MONOist (2014年11月26日 11時43分 更新)
「和菓子を作る「3Dフードプリンタ」を高校生が開発――RepRapをベースに」
http://monoist.atmarkit.co.jp/mn/articles/1411/26/news071.html


 ものづくりの「イノベーション」というと、製品の材料や方式、デザインが革新されることに注目されがちですが、それはイノベーションの結果であることが大半です。
 革新されているものは、製品に対するテーマやアイディア,造り方,生産体制など目に見えるものではないことがその本質だと置き換えても良いのではないでしょうか。

 で本題は、”和菓子を作る「3Dフードプリンタ」”東京工業大学附属科学技術高等学校の現役高校生が開発し、Maker Faire Tokyo 2014で発表したという記事です。
 3Dプリンタは、今後のものづくりを革新に導く製法と謳われて久しいですが・・・
「何をどう造るのか?」と考えた時になかなか想像ができないのは僕だけなのでしょうか?

 3DCADで設計されたモノを細かく断面で区切って積層しながら3Dで再現する。
彫刻のように物体を削って部品を製作する切削と比べると、全く逆転の発想から生まれた手法としてなんとも画期的です。
 特に熱で樹脂を溶かして細いノズルから射出して積層していくFDM方式は特許が切れたので、安価な3Dプリンタも普及して身近になってきて、さまざまな分野/業界で活用されはじめています。

 それゆえ、僕も注目していたのですが、、、
 昨年、たまたま技術屋活動の製品開発プロジェクトで部品の試作をする機会がありました。
そのメリットはなんと言っても短納期にも関わらずお手頃価格。
しかし機械設計の機能/性能の検証を行う試作部品としては不十分であることが発覚して残念な結果となりました;;
 そもそも本来は、「デザインの検証」が目的で開発された3Dプリンタは、機械設計的な観点からみるとまだその発展途上にあるんだなぁ。

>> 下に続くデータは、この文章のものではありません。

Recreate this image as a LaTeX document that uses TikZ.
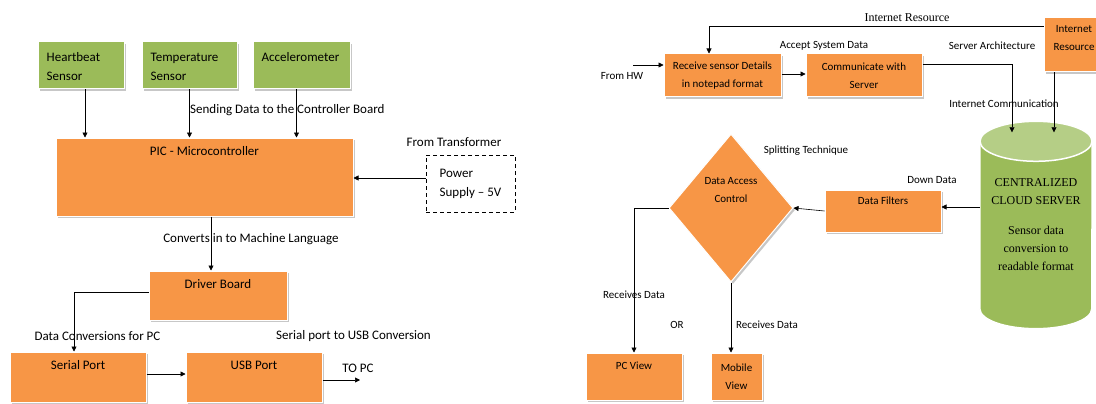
\documentclass[tikz,border=0pt]{standalone}
\usepackage{fontspec}
\setmainfont{Carlito}
\newfontfamily\timesfont{Liberation Serif}
\usetikzlibrary{shapes,shadows,arrows.meta,backgrounds}
\definecolor{boxorange}{HTML}{F79646}
\definecolor{boxgreen}{HTML}{9BBB59}
\definecolor{cyltop}{HTML}{B5CE86}

\begin{document}
\begin{tikzpicture}[x=1pt,y=-1pt,
  blk/.style={rectangle,draw=white,line width=1pt,inner sep=0,fill=boxorange,drop shadow={shadow xshift=2pt,shadow yshift=-2pt,fill=black!22,opacity=1}},
  sens/.style={blk,fill=boxgreen},
  note/.style={font=\fontsize{13}{19}\selectfont,inner sep=0},
  small/.style={font=\fontsize{11}{18}\selectfont,inner sep=0},
  serif/.style={font=\timesfont\fontsize{12}{18}\selectfont,inner sep=0},
  arr/.style={-{Triangle[length=5pt,width=5pt]},line width=0.6pt}]
\useasboundingbox (0,0) rectangle (1096,404);
\clip (0,0) rectangle (1096,404);

% hardware side
\foreach \nm/\cx/\w/\txt in {hb/81/86/{Heartbeat\\Sensor},tmp/189.5/95/{Temperature\\Sensor},acc/301.5/97/{Accelerometer}}{%
  \node[sens,minimum width=\w,minimum height=47,label={[note,align=left,anchor=north west,xshift=9,yshift=-11]north west:\txt}] (\nm) at (\cx,65.5) {};}
\node[blk,minimum width=297,minimum height=78,label={[note,anchor=north,yshift=-9]north:PIC - Microcontroller}] (pic) at (204.5,177) {};
\foreach \nm/\dx in {hb/4,tmp/0,acc/-5}{%
  \draw[arr] ([xshift=\dx]\nm.south) -- ([xshift=\dx]\nm.south |- pic.north);}
\node[note,anchor=west] (snd) at (190,110) {Sending Data to the Controller Board};

\node[note,draw,line width=0.6pt,dash pattern=on 4pt off 3pt,minimum width=89,minimum height=57,align=left] (pwr) at (470.5,183.5) {Power\\Supply -- 5V};
\node[note] (trf) at (454,142) {From Transformer};
\draw[arr] ([yshift=5.5]pwr.west) -- ([yshift=5.5]pwr.west -| pic.east);

\node[blk,minimum width=138,minimum height=49,label={[note,anchor=north,yshift=-9]north:Driver Board}] (drv) at (218,295.5) {};
\draw[arr] ([xshift=-7]drv.north |- pic.south) -- ([xshift=-7]drv.north);
\node[note] (cnv) at (251,239) {Converts in to Machine Language};

\node[blk,minimum width=136,minimum height=50,label={[note,anchor=north,yshift=-9]north:Serial Port}] (ser) at (78,377) {};
\node[blk,minimum width=136,minimum height=50,label={[note,anchor=north,yshift=-9]north:USB Port}] (usb) at (254,377) {};
\draw[arr] ([yshift=3.5]drv.west) -| ([xshift=-4]ser.north);
\draw[arr] ([yshift=3]ser.east) -- ([yshift=3]usb.west);
\coordinate (topc) at (360,380);
\draw[arr] (usb.east |- topc) -- (topc);
\node[note] (tpc) at (358,368) {TO PC};
\node[note] (dcp) at (97.5,336) {Data Conversions for PC};
\node[note] (s2u) at (353.5,336) {Serial port to USB Conversion};

% cloud side
\node[blk,minimum width=60,minimum height=54,label={[small,align=center,anchor=north,yshift=-8]north:Internet\\Resource}] (inet) at (1074,45) {};
\node[serif] (irl) at (907,18) {Internet Resource};
\node[blk,small,align=center,minimum width=117,minimum height=43] (rcv) at (722.5,75.5) {Receive sensor Details\\in notepad format};
\node[blk,small,align=center,minimum width=116,minimum height=43] (com) at (864,75.5) {Communicate with\\Server};
\draw[arr] ([yshift=19]inet.west) -| ([xshift=-13.5]rcv.north);
\coordinate (hw) at (633,65);
\draw[arr] (hw) -- (hw -| rcv.west);
\node[small] (fhw) at (622,76) {From HW};
\draw[arr] ([yshift=1.5]rcv.east) -- ([yshift=1.5]com.west);
\node[small] (asd) at (824,46) {Accept System Data};
\node[small] (sva) at (992,46) {Server Architecture};
\node[small] (inc) at (1004,104) {Internet Communication};

\node[serif,align=center,minimum width=112,minimum height=207] (srv) at (1036,225) {CENTRALIZED\\CLOUD SERVER\\[12pt]Sensor data\\conversion to\\readable format};
\begin{scope}[on background layer]
  % cylinder drawn behind the server text
  \fill[black!22,xshift=2pt,yshift=-2pt] ([yshift=-20]srv.north west) -- ([yshift=20]srv.south west)
    arc[start angle=180,end angle=0,x radius=56,y radius=20] -- ([yshift=-20]srv.north east)
    arc[start angle=0,end angle=-180,x radius=56,y radius=20] -- cycle;
  \filldraw[fill=boxgreen,draw=white,line width=1.5pt] ([yshift=-20]srv.north west) -- ([yshift=20]srv.south west)
    arc[start angle=180,end angle=0,x radius=56,y radius=20] -- ([yshift=-20]srv.north east)
    arc[start angle=0,end angle=-180,x radius=56,y radius=20] -- cycle;
  \filldraw[fill=cyltop,draw=white,line width=1.5pt] ([yshift=-20]srv.north) ellipse[x radius=56,y radius=20];
\end{scope}
\draw[arr] ([yshift=11.5]com.east) -| ([xshift=-24,yshift=-11]srv.north);
\draw[arr] ([xshift=-20]inet.south) -- ([xshift=-20,yshift=-11]inet.south |- srv.north);

\node[blk,minimum width=116,minimum height=42,label={[small,anchor=north,yshift=-7]north:Data Filters}] (dfl) at (883,211) {};
\draw[arr] ([yshift=18]srv.west) -- ([yshift=18]srv.west -| dfl.east);
\node[small] (dwd) at (932,180) {Down Data};
\node[blk,diamond,minimum width=124,minimum height=148,label={[small,align=center,yshift=18]center:Data Access\\Control}] (dac) at (731,208) {};
\draw[arr] (dfl.west) -- (dac.east);
\node[small] (spl) at (806,151) {Splitting Technique};

\node[blk,minimum width=96,minimum height=47,label={[small,anchor=north,yshift=-9]north:PC View}] (pcv) at (634,376.5) {};
\node[blk,small,align=center,minimum width=51,minimum height=47] (mbv) at (736.5,376.5) {Mobile\\View};
\draw[arr] (dac.west) -| (pcv.north);
\draw[arr] (dac.south) -- (dac.south |- mbv.north);
\node[small] (rd1) at (634,295) {Receives Data};
\node[small] (orr) at (677,325) {OR};
\node[small] (rd2) at (767,325) {Receives Data};
\end{tikzpicture}
\end{document}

と実感しました。
(図面の書き方自体も変化させる必要があるのかも。。。)

 いまや数μmの精度で製作できるものですが、設計図面には精度だけで語れない設計者の意思が反映されており、製造業の職人さんがその意思を汲み取ってその技で製作していく。
 現在の3Dプリンタはまだその域までは達することが出来ていないということですね・・・当たり前か;


 以来、3Dプリンタはどのように活用すると良いのだろうか?
3Dプリンタの話題が記事に出る度にそんな素朴な疑問を持っており、良い事例を見ると感嘆しています(笑

 今回の記事もそんな感嘆の記事のひとつかと。
今まで機械ではとても到達できなかった美しい見栄えの和菓子。和菓子職人さんが長年の経験から作り上げてきた芸術の世界。
 これを3Dプリンタで再現する。まさに革新的な発想ではないでしょうか?
うまく、ビジネスモデルに反映されて普及すれば、芸術的な和菓子をつくり上げる製法が変革されてしまいそうですね。

 和菓子職人さんが、3DCADと睨みあいながら独自の和菓子を創造する。